### Stated exercise
Each line containing the word "page" must be collected.
# Start of Input
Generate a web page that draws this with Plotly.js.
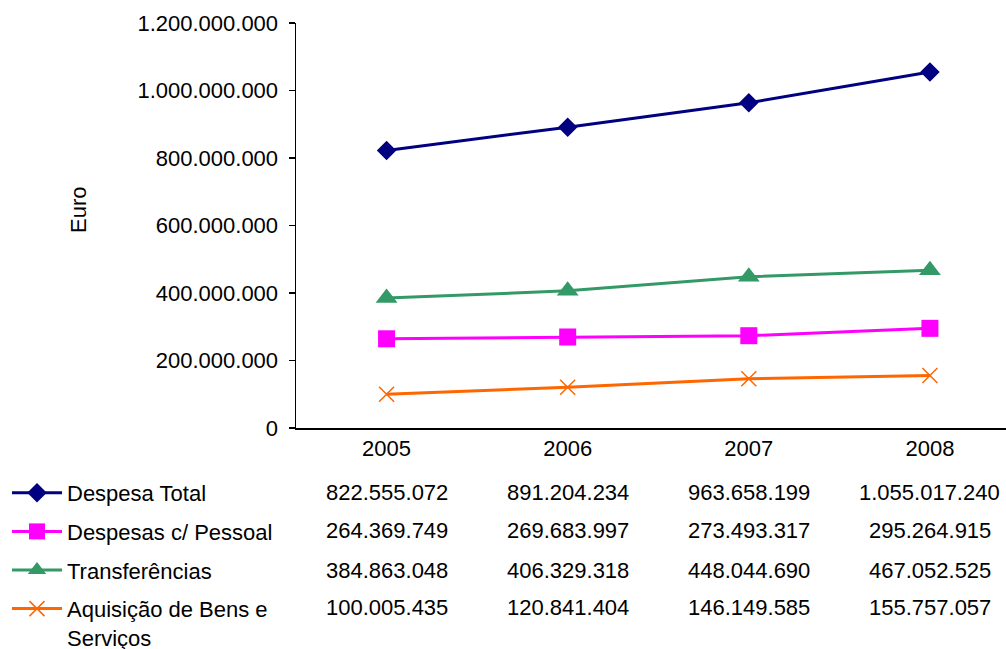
# End of Input
# Start of Input
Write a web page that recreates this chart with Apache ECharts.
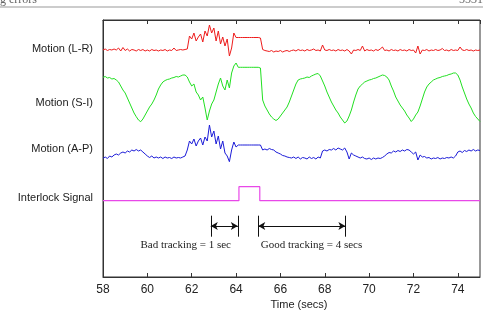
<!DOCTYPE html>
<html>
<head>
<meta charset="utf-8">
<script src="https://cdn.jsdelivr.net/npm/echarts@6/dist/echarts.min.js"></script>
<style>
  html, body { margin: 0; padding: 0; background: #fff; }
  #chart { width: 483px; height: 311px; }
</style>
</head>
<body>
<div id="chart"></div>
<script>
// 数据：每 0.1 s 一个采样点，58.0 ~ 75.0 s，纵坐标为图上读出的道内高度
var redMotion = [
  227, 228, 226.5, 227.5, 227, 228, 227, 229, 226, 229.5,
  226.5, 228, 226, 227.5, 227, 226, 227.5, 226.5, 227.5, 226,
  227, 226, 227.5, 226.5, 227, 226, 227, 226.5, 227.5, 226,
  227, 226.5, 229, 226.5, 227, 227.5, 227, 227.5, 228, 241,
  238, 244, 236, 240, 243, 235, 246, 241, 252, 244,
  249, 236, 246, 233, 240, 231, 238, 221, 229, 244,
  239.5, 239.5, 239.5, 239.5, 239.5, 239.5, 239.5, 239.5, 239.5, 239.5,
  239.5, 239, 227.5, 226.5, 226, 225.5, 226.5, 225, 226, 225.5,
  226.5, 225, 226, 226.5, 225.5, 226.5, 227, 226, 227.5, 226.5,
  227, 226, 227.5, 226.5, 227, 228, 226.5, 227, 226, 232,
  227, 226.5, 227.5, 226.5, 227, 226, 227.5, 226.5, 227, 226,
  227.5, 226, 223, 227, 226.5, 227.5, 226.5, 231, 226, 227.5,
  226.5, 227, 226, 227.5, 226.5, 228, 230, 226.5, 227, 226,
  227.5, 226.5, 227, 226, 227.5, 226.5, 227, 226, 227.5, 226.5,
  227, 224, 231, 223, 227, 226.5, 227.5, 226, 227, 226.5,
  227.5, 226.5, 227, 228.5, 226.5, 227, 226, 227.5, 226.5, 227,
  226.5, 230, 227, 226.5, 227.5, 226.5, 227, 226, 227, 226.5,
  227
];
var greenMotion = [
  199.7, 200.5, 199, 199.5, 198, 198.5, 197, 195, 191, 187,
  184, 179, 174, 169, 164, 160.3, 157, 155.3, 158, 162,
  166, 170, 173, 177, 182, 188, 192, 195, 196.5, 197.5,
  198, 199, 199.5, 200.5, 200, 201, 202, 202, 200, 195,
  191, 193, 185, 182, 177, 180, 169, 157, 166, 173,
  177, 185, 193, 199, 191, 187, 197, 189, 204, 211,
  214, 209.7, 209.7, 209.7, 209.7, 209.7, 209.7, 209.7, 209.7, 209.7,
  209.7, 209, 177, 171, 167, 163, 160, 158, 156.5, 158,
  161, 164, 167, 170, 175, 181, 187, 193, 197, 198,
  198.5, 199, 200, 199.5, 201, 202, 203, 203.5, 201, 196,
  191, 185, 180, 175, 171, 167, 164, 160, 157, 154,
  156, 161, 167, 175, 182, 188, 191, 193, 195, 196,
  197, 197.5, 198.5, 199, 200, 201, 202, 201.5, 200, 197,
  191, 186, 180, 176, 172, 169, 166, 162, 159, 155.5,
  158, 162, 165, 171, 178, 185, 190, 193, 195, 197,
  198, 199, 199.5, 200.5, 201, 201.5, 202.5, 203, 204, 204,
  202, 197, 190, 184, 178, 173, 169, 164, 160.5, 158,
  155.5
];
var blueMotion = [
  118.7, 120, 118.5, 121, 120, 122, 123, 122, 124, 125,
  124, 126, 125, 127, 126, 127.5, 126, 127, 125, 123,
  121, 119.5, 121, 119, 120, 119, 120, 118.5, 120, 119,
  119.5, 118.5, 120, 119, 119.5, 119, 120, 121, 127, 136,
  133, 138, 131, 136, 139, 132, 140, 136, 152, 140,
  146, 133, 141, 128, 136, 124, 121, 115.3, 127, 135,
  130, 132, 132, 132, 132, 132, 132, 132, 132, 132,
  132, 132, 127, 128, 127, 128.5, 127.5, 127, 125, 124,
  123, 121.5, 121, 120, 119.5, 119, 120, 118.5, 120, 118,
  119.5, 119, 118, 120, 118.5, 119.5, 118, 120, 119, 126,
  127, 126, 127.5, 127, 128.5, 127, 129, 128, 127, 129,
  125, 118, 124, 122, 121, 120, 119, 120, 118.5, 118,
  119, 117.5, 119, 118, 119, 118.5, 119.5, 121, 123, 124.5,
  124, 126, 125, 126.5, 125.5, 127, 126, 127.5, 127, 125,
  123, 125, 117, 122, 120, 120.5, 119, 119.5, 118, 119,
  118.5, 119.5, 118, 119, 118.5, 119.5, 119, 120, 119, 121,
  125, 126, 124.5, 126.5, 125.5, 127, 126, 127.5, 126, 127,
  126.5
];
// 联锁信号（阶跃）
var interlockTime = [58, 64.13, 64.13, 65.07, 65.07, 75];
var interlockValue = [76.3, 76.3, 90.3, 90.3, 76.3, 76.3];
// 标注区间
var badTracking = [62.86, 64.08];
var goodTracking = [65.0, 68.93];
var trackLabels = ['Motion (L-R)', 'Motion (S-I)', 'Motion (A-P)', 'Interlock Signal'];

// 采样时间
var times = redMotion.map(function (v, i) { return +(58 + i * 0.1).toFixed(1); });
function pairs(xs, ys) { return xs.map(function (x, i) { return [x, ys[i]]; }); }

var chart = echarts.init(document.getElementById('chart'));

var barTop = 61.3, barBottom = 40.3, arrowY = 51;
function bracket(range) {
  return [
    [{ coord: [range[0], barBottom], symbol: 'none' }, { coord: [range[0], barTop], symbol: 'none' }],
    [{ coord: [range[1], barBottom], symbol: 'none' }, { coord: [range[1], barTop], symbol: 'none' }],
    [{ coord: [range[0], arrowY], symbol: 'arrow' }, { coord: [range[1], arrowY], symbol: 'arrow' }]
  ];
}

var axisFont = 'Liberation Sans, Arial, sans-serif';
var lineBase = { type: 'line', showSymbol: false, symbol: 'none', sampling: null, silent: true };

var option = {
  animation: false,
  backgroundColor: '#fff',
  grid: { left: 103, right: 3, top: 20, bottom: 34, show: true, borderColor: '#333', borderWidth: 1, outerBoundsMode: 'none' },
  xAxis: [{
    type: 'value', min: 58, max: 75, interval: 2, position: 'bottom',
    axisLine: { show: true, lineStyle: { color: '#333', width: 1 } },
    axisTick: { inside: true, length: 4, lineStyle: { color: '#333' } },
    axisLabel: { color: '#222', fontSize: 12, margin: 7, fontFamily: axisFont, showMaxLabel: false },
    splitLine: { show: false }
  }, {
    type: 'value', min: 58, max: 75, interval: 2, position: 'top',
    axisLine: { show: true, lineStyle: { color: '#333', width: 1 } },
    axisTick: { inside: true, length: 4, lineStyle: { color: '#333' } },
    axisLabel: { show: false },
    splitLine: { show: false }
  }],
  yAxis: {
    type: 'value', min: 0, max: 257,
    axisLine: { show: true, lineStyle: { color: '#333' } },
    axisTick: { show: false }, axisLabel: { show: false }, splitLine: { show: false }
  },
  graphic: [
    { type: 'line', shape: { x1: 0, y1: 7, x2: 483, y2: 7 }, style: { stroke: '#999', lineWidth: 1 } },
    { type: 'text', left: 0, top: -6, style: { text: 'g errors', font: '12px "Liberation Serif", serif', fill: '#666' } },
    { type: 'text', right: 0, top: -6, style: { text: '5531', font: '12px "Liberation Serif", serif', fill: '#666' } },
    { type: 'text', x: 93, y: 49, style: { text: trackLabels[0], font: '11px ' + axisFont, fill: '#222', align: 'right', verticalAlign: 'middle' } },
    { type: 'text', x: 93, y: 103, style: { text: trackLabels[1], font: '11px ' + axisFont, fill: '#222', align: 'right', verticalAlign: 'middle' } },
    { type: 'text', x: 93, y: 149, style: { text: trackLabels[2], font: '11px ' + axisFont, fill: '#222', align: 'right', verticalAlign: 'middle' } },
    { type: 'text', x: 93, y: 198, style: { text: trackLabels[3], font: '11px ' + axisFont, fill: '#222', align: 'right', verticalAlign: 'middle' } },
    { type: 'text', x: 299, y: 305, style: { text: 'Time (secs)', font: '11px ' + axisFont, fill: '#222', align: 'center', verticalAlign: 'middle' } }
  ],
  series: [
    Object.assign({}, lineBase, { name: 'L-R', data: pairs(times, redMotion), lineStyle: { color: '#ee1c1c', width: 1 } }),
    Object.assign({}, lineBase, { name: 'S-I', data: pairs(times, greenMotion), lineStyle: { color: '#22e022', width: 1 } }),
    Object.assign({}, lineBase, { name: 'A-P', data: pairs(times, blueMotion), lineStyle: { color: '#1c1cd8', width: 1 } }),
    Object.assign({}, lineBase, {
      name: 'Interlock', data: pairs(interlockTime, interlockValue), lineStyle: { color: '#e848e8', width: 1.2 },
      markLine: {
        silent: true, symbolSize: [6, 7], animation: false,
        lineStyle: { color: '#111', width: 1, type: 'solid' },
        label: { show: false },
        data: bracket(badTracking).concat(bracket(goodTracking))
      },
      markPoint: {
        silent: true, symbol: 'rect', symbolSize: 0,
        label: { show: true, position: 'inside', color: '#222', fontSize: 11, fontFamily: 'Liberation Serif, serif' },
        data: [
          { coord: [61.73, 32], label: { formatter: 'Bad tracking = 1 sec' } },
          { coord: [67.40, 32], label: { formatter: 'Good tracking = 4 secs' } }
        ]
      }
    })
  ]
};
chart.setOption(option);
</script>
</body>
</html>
# End of Input
### Exercise output
Generate a web page that draws this with Plotly.js.
Write a web page that recreates this chart with Apache ECharts.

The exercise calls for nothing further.